Our first independent bookshop week was an interesting and rewarding experience.
The industry support was quite startling, given my only real comparison is Record Store Day. For that, record shops already operating on very thin margins have to pay to be part of the event. That gets them access to a massive list of overpriced records, mostly reissues of existing work in a different sleeve or different colour vinyl. They then have to buy them, paying upfront, and have no option to return them. No wonder chops are starting to do their own thing.
My experience for IBW was a whole load of support, in the form of graphics to share, bunting for the shop, POS items, the Indie Book Awards, which created an additional buzz as well as providing 20 great books to showcase. Publishers created special offers. We were sent £5 to give out, for free, to customers. There was a sense of not just celebration, but unity in the sector too.
Although we’d only just opened, I felt a need to ‘get involved’ and managed to organise three events. I’d spent years running music events, but this was still a little disconcerting. The same old questions; would anyone turn up and would the venue work?
At least I could control the second part to some extent. I made the events free to attend as there were no real costs for me, and I wanted to get folk in the shop and get a different vibe going there. Though I did get some wine and beer in for good measure, we were celebrating IBW afterall.
We ran our first storytime sessions on a Saturday morning and afternoon. They weren’t hugely attended; I think events like this need regularity. But the space did work and I’m always happy to have more young people in the shop, making a bit of noise.
Douglas Jackson joined us for our first author event. Born in Jeburgh, he became a journalist, writing locally and then leaving Jedburgh to pursue his career, which ultimately took him into writing Historical Fiction. I enjoyed hosting and interviewing him. I’m always interested to hear how and why people write and the connections from his early life in Jedburgh to what he came to write were clear and interesting.
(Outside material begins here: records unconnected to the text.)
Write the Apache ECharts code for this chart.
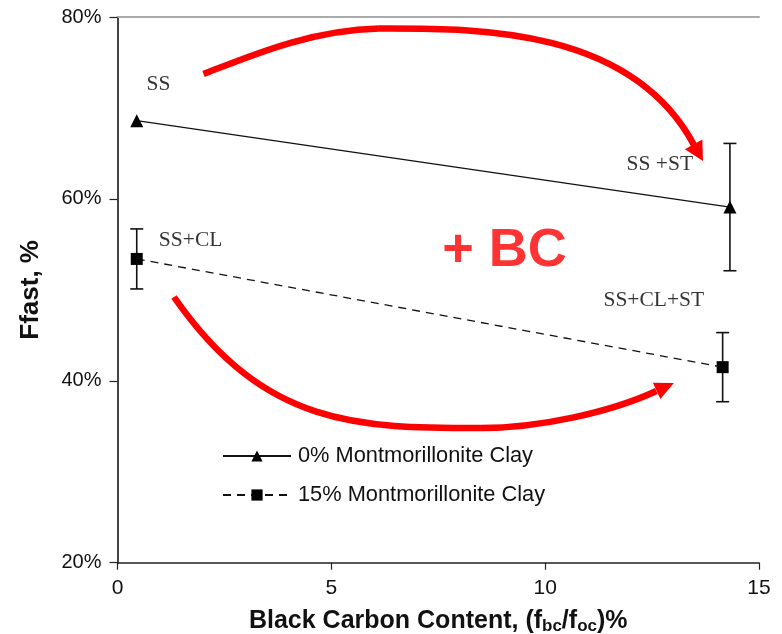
<!DOCTYPE html>
<html>
<head>
<meta charset="utf-8">
<script src="https://cdn.jsdelivr.net/npm/echarts@6/dist/echarts.min.js"></script>
<style>html,body{margin:0;padding:0;background:#fff}#c{width:782px;height:634px}</style>
</head>
<body>
<div id="c"></div>
<script>
// ---- data ----
const seriesNames = ['0% Montmorillonite Clay', '15% Montmorillonite Clay'];
const x0 = [0.45, 14.32];
const y0 = [68.6, 59.1];
const err0 = [0, 7.0];
const x15 = [0.45, 14.15];
const y15 = [53.4, 41.5];
const err15 = [3.3, 3.8];
const xTicks = [0, 5, 10, 15];
const yTicks = [20, 40, 60, 80];
// annotations
const annoText = ['SS', 'SS+CL', 'SS +ST', 'SS+CL+ST'];
const annoX = [0.96, 1.71, 12.68, 12.54];
const annoY = [72.6, 55.4, 63.8, 48.8];
const bcText = '+ BC';
const bcX = [9.05];
const bcY = [54.3];
// red arrows: two cubic bezier segments each [start, c1, c2, mid, c1, c2, end] and tip (data coords)
const arrowTopX = [2.011, 3.098, 4.501, 6.114, 8.242, 11.983, 13.479];
const arrowTopY = [73.733, 75.712, 78.571, 78.736, 78.736, 79.120, 65.926];
const arrowTopTip = [13.69, 64.17];
const arrowBotX = [1.321, 3.449, 5.670, 8.499, 9.878, 11.539, 12.602];
const arrowBotY = [49.214, 34.810, 34.810, 34.810, 34.810, 36.569, 38.878];
const arrowBotTip = [13.01, 39.76];

const zip = (a, b) => a.map((v, i) => [v, b[i]]);
const zip3 = (a, b, c) => a.map((v, i) => [v, b[i], c[i]]);

function errRender(params, api) {
  const x = api.value(0), y = api.value(1), e = api.value(2);
  if (!e) return null;
  const t = api.coord([x, y + e]);
  const b = api.coord([x, y - e]);
  const hw = 6.5;
  const st = {stroke: '#111', lineWidth: 1.6};
  return {type: 'group', children: [
    {type: 'line', shape: {x1: t[0], y1: t[1], x2: b[0], y2: b[1]}, style: st},
    {type: 'line', shape: {x1: t[0] - hw, y1: t[1], x2: t[0] + hw, y2: t[1]}, style: st},
    {type: 'line', shape: {x1: b[0] - hw, y1: b[1], x2: b[0] + hw, y2: b[1]}, style: st}
  ]};
}

const serif = '"Liberation Serif", "DejaVu Serif", serif';
const sans = '"Liberation Sans", Arial, sans-serif';

const chart = echarts.init(document.getElementById('c'));
const option = {
  backgroundColor: '#fff',
  animation: false,
  grid: {left: 117.5, right: 23, top: 17, bottom: 71.3, containLabel: false, outerBoundsMode: 'none'},
  legend: {
    data: seriesNames,
    orient: 'vertical',
    left: 217, top: 440,
    itemWidth: 68, itemHeight: 14, itemGap: 17,
    textStyle: {fontFamily: sans, fontSize: 21.8, color: '#111', padding: [0, 0, 0, 2]}
  },
  xAxis: [{
    type: 'value', min: 0, max: 15, interval: 5,
    name: 'Black Carbon Content, (f{s|bc}/f{s|oc})%',
    nameLocation: 'middle', nameGap: 45,
    nameTextStyle: {fontFamily: sans, fontSize: 25, fontWeight: 'bold', color: '#111',
      rich: {s: {fontFamily: sans, fontSize: 17, fontWeight: 'bold', color: '#111', padding: [10, 0, 0, 0]}}},
    axisLine: {show: true, onZero: false, lineStyle: {color: '#222', width: 1.5}},
    axisTick: {show: true, length: 7, lineStyle: {color: '#222', width: 1.2}},
    axisLabel: {margin: 15, fontFamily: sans, fontSize: 21, color: '#111'},
    splitLine: {show: false}
  }, {
    type: 'value', min: 0, max: 15, position: 'top',
    axisLine: {show: true, lineStyle: {color: '#aaa', width: 2}},
    axisTick: {show: false}, axisLabel: {show: false}, splitLine: {show: false}
  }],
  yAxis: [{
    type: 'value', min: 20, max: 80, interval: 20,
    name: 'Ffast, %', nameLocation: 'middle', nameGap: 74,
    nameTextStyle: {fontFamily: sans, fontSize: 26, fontWeight: 'bold', color: '#111'},
    axisLine: {show: true, onZero: false, lineStyle: {color: '#111', width: 2}},
    axisTick: {show: true, length: 8, lineStyle: {color: '#222', width: 1.2}},
    axisLabel: {margin: 16, fontFamily: sans, fontSize: 20, color: '#111', formatter: '{value}%'},
    splitLine: {show: false}
  }, {
    type: 'value', min: 20, max: 80, position: 'right',
    axisLine: {show: true, lineStyle: {color: '#444', width: 2}},
    axisTick: {show: false}, axisLabel: {show: false}, splitLine: {show: false}
  }],
  series: [
    {
      name: 'err0', type: 'custom', renderItem: errRender, data: zip3(x0, y0, err0), z: 2, silent: true
    },
    {
      name: 'err15', type: 'custom', renderItem: errRender, data: zip3(x15, y15, err15), z: 2, silent: true
    },
    {
      name: seriesNames[0], type: 'line', data: zip(x0, y0),
      symbol: 'triangle', symbolSize: 13, showAllSymbol: true,
      lineStyle: {color: '#111', width: 1.3, type: 'solid'},
      itemStyle: {color: '#000'}, z: 3
    },
    {
      name: seriesNames[1], type: 'line', data: zip(x15, y15),
      symbol: 'rect', symbolSize: 12, showAllSymbol: true,
      lineStyle: {color: '#111', width: 1.3, type: [8, 6]},
      itemStyle: {color: '#000'}, z: 3
    },
    {
      name: 'annotations', type: 'scatter', symbolSize: 1, silent: true,
      itemStyle: {color: 'rgba(0,0,0,0)'},
      data: annoText.map((t, i) => ({name: t, value: [annoX[i], annoY[i]]})),
      label: {show: true, position: 'inside', formatter: p => p.name,
        fontFamily: serif, fontSize: 21.5, color: '#000'}, z: 4
    },
    {
      name: 'bc', type: 'scatter', symbolSize: 1, silent: true,
      itemStyle: {color: 'rgba(0,0,0,0)'},
      data: bcX.map((x, i) => ({name: bcText, value: [x, bcY[i]]})),
      label: {show: true, position: 'inside', formatter: p => p.name,
        fontFamily: sans, fontSize: 54, fontWeight: 'bold', color: '#ff0000'}, z: 4
    }
  ]
};
chart.setOption(option);

const px = p => chart.convertToPixel({gridIndex: 0}, p);
function curves(xs, ys) {
  const p = zip(xs, ys).map(px);
  const out = [];
  for (let i = 0; i + 3 < p.length; i += 3) {
    out.push({type: 'bezierCurve', silent: true, z: 1,
      shape: {x1: p[i][0], y1: p[i][1], cpx1: p[i + 1][0], cpy1: p[i + 1][1],
              cpx2: p[i + 2][0], cpy2: p[i + 2][1], x2: p[i + 3][0], y2: p[i + 3][1]},
      style: {stroke: '#ff0000', lineWidth: 6.5, fill: null, lineCap: 'butt'}});
  }
  return out;
}
function head(tip, fromPt, len, halfW) {
  const t = px(tip);
  const f = px(fromPt);
  let dx = t[0] - f[0], dy = t[1] - f[1];
  const d = Math.sqrt(dx * dx + dy * dy) || 1;
  dx /= d; dy /= d;
  const bx = t[0] - dx * len, by = t[1] - dy * len;
  const nx = -dy, ny = dx;
  return {type: 'polygon', silent: true, z: 5,
    shape: {points: [[t[0], t[1]], [bx + nx * halfW, by + ny * halfW], [bx - nx * halfW, by - ny * halfW]]},
    style: {fill: '#ff0000'}};
}
const nT = arrowTopX.length - 1, nB = arrowBotX.length - 1;
chart.setOption({graphic: [].concat(
  curves(arrowTopX, arrowTopY),
  curves(arrowBotX, arrowBotY),
  [head(arrowTopTip, [arrowTopX[nT], arrowTopY[nT]], 19, 10),
   head(arrowBotTip, [arrowBotX[nB], arrowBotY[nB]], 19, 9)]
)});
</script>
</body>
</html>
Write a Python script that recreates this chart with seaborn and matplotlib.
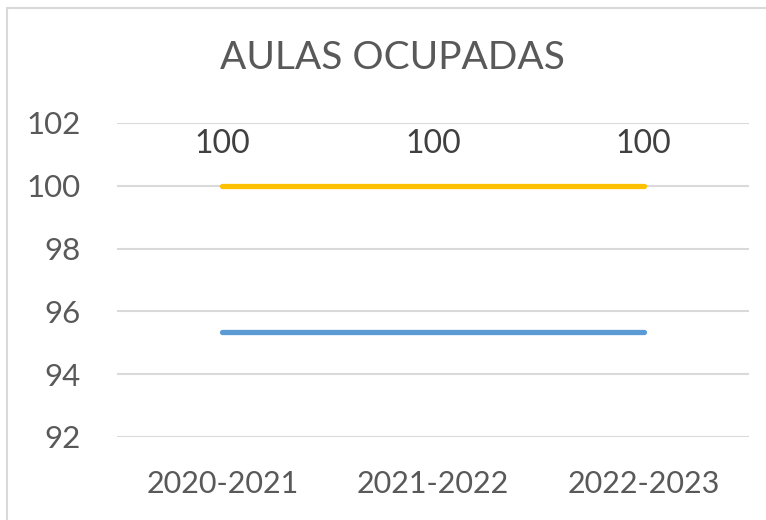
import matplotlib
matplotlib.use("Agg")
import matplotlib.pyplot as plt
import seaborn as sns
import pandas as pd
from matplotlib.lines import Line2D

categories = ["2020-2021", "2021-2022", "2022-2023"]
series_a = [100, 100, 100]          # orange, labelled
series_b = [95.35, 95.35, 95.35]    # blue
yticks = [92, 94, 96, 98, 100, 102]

df = pd.DataFrame({
    "x": list(range(len(categories))) * 2,
    "y": series_a + series_b,
    "serie": ["A"] * 3 + ["B"] * 3,
})

sns.set_theme(style="white")
plt.rcParams['font.family'] = ['Lato', 'DejaVu Sans']

fig = plt.figure(figsize=(7.66, 5.2), dpi=100)
ax = fig.add_axes([117/766, 1 - 437/520, (749-117)/766, (437-123)/520])

sns.lineplot(data=df, x="x", y="y", hue="serie",
             palette={"A": "#FFC000", "B": "#5B9BD5"},
             linewidth=3.8, legend=False, ax=ax,
             solid_capstyle="round")

ax.set_xlim(-0.5, len(categories) - 0.5)
ax.set_ylim(92, 102)
ax.set_yticks(yticks)
ax.set_yticklabels([str(t) for t in yticks], fontsize=22.5, color="#595959")
ax.set_xticks(range(len(categories)))
ax.set_xticklabels(categories, fontsize=22, color="#595959")
ax.tick_params(axis="both", length=0)
ax.tick_params(axis="y", pad=26)
ax.tick_params(axis="x", pad=24)
ax.set_xlabel("")
ax.set_ylabel("")
ax.yaxis.grid(True, color="#D9D9D9", linewidth=1.5)
ax.set_axisbelow(True)
for s in ax.spines.values():
    s.set_visible(False)

for i, v in enumerate(series_a):
    ax.annotate(f"{v:g}", (i, v), xytext=(0, 19), textcoords="offset points",
                ha="center", va="bottom", fontsize=23, color="#404040")

fig.text(392/766, 1 - 58/520, "AULAS OCUPADAS", ha="center", va="center",
         fontsize=28, color="#595959")

# chart area border (top and left visible)
fig.add_artist(Line2D([7/766, 7/766], [0, 1 - 8/520], transform=fig.transFigure,
                      color="#D9D9D9", linewidth=1.5))
fig.add_artist(Line2D([7/766, 1], [1 - 8/520, 1 - 8/520], transform=fig.transFigure,
                      color="#D9D9D9", linewidth=1.5))

fig.savefig("out.png", dpi=100)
It was pleasing to see the space worked too; a cosy atmosphere with the audience up close and no need for microphones. It was also nice to sell a few books too!
Our final event was with Mary W Craig. Her book Borders Witch Hunt has been a good seller for us and she was kind enough to travel down from Stow. I couldn’t attend this as Jayne was so keen to hear her speak, she ran the evening with questions posted by James P Spence. I loved hearing (albeit secondhand!) about her insights and deep knowledge of her subject.
Both evenings sold out and I now know we can fit 30 people in the shop for events. I’m not sure that IBW really drew in any extra customers, beyond those events. I think we are still in our honeymoon period of people coming to support the shop regardless. But it certainly raised our profile and I learnt a lot during it too. The whole experience made me feel really positive about the world of books.